Written request: Please take the entries below from the first line through the line containing "import seaborn as sns" and repeat them exactly, leaving out everything after.

+++ Provided records +++

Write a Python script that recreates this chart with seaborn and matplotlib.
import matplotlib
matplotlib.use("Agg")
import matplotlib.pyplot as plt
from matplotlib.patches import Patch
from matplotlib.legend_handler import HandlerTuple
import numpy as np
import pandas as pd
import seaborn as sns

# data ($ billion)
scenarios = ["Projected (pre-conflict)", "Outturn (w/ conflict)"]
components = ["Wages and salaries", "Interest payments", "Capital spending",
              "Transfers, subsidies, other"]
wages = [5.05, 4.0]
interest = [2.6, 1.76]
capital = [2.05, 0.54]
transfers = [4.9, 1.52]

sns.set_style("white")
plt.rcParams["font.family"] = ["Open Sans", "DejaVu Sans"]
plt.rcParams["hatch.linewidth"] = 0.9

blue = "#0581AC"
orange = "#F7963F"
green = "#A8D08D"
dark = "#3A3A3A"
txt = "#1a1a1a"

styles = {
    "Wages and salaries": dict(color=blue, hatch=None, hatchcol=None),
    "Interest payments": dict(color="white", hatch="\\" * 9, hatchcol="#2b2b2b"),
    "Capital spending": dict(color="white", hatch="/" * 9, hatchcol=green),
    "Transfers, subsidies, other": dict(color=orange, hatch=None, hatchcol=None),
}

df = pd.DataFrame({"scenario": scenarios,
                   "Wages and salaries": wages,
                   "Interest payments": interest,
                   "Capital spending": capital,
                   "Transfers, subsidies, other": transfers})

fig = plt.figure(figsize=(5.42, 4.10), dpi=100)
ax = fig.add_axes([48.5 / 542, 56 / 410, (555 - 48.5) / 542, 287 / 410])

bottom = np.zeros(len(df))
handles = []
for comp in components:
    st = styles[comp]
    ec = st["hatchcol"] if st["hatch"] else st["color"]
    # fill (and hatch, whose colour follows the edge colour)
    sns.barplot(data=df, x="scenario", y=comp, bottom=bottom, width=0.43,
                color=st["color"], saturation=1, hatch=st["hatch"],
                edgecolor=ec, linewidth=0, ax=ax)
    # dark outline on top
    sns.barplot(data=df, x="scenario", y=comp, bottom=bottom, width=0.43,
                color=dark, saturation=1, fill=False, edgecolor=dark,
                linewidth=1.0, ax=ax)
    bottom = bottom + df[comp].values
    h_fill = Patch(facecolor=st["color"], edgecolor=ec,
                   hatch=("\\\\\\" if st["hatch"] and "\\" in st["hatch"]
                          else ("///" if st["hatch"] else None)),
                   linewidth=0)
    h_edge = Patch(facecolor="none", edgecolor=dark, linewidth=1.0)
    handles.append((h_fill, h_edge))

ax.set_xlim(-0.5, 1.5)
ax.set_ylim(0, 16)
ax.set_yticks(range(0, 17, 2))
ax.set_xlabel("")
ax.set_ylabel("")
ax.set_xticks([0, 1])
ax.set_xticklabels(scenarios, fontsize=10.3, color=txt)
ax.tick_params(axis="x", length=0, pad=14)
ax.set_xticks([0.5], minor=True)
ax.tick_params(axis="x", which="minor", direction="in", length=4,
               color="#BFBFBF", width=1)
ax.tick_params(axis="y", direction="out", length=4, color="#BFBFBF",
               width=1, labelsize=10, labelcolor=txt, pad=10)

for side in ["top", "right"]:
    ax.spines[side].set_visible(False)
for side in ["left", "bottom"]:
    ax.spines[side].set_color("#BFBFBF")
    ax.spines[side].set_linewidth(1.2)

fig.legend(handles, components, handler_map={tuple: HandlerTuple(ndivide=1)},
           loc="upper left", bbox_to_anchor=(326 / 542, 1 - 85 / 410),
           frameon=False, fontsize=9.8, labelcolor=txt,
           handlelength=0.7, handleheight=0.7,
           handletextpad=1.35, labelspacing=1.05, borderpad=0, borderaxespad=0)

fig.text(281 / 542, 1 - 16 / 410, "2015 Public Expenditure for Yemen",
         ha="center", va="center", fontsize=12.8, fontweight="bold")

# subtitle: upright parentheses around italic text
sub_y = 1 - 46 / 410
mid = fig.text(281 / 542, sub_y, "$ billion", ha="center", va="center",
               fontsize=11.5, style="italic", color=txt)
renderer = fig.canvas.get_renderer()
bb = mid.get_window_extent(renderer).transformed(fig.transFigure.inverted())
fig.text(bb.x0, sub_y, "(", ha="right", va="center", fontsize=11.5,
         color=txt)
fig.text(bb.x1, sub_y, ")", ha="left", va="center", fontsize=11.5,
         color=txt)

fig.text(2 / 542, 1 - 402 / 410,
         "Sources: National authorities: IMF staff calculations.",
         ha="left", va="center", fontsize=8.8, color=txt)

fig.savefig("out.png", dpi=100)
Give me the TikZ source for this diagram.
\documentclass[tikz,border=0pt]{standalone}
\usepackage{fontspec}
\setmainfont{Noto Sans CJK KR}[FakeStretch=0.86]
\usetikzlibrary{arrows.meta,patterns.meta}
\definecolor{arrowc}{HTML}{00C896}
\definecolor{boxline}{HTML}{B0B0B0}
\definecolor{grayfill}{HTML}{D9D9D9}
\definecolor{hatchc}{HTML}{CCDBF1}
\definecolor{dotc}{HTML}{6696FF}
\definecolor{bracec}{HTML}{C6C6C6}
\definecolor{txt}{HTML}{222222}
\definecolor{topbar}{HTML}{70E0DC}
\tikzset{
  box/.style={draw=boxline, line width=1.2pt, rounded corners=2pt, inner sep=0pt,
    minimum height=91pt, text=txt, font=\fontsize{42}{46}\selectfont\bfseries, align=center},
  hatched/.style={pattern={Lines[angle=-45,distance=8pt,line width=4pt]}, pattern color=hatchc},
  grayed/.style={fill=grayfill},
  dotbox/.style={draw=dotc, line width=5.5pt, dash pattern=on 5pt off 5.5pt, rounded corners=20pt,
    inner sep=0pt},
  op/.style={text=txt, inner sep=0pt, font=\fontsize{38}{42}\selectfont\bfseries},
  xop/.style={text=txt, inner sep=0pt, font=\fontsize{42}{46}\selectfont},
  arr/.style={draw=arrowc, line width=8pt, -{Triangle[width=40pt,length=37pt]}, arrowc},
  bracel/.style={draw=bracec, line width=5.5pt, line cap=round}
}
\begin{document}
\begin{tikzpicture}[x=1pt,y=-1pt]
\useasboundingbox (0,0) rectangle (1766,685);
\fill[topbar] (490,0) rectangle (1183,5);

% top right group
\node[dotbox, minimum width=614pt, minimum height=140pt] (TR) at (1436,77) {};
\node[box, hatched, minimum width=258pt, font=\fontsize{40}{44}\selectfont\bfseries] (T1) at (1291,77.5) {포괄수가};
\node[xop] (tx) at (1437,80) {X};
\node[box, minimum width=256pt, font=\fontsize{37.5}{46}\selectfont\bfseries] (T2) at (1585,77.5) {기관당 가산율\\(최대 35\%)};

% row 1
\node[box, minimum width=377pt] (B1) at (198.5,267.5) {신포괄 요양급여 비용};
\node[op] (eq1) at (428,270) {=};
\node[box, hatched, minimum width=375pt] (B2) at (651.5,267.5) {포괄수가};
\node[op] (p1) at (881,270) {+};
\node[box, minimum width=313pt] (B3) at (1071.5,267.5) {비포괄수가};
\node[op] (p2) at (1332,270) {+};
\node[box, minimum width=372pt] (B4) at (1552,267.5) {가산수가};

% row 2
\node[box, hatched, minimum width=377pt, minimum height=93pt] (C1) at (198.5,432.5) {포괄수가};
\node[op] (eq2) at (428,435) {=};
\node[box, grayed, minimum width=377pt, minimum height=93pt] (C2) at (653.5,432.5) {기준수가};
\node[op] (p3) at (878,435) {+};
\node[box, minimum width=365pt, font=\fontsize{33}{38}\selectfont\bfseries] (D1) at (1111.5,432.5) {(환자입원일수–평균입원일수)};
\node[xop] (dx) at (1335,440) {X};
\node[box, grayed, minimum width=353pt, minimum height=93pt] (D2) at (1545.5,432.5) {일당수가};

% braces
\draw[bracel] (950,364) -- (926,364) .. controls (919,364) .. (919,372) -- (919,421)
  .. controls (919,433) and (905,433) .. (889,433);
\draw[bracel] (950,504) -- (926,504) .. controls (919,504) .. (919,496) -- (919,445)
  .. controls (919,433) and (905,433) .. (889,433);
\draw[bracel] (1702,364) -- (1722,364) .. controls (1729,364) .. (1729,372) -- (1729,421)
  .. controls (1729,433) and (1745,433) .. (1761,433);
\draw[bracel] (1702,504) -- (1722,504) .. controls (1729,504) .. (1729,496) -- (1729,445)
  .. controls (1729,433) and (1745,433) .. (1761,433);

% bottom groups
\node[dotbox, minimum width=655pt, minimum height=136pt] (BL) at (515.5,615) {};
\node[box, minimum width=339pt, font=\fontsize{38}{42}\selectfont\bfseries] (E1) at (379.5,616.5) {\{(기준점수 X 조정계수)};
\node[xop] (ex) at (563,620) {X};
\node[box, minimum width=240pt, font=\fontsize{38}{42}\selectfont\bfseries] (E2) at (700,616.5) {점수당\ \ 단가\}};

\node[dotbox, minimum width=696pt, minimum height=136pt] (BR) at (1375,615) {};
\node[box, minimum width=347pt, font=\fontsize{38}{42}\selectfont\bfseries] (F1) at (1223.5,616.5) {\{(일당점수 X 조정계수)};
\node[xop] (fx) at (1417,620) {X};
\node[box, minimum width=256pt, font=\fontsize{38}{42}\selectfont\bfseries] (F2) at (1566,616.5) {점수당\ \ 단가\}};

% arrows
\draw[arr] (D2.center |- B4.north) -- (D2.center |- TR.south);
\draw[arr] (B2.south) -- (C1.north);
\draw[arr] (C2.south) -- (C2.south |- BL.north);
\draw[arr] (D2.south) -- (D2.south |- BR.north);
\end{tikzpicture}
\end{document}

+++

Exercise solution:
Write a Python script that recreates this chart with seaborn and matplotlib.
import matplotlib
matplotlib.use("Agg")
import matplotlib.pyplot as plt
from matplotlib.patches import Patch
from matplotlib.legend_handler import HandlerTuple
import numpy as np
import pandas as pd
import seaborn as sns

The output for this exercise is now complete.